Psychologist Barry Schwartz takes aim at a central tenet of western societies: freedom of choice. In Schwartz's estimation, choice has made us not freer but more paralyzed, not happier but more dissatisfied.

3 comments

No doubt Barry Schwartz has never lived without choice. He's wrong, and obviously so. Freedom of choice is vastly superior, in every possible way, to the alternative.

A nicer Soviet-era grocery store:

https://www.youtube.com/watch?v=jWTGsUyv8IE

The stories are overly plentiful of people that were held in low-choice captivity in the former USSR, breaking down in tears upon seeing western grocery stores. I know several people who lived under Communism in Romania, their experience was identical. I'd suspect that very few people arguing against choice, have ever lived in a situation where they were actually deprived of it. They're essentially spoiled brats.

I think the key here is the Goldilocks principle: too little or no choice is bad, but so is too much choice. The key (from a marketing perspective) is finding just the right amount of choice that does not overwhelm, but gives a range of varying options.
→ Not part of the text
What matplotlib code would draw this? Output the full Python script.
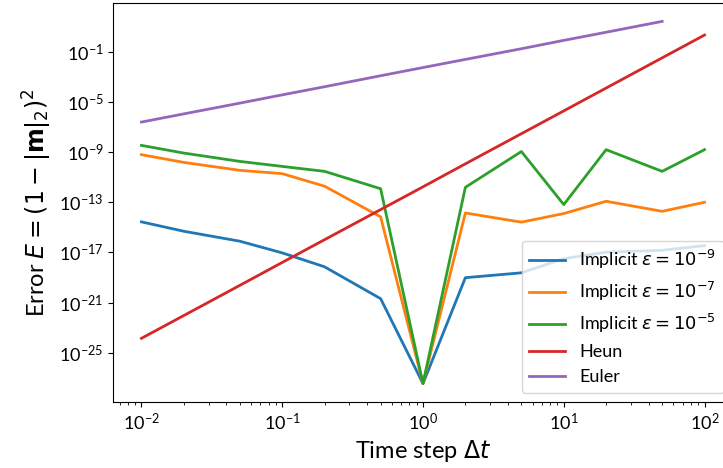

Other commenters have mentioned finding a sweet spot - Apple's x/y axis that leads to four product categories; trimming the number of potato chip options on the rack from 12 to 5 and seeing sales jump.
I was just going to post the Google Talk with the same guy https://www.youtube.com/watch?v=6ELAkV2fC-I.

Choice is good as long as people don't feel like they need to optimize, but instead feel they can settle for good enough.

And here some of the other side--that the paradox of choice might be s myth: http://www.theatlantic.com/business/archive/2013/08/more-is-...
The linked story mentions "professor of social theory Barry Schwartz in his book The Paradox of Choice" and links to his book.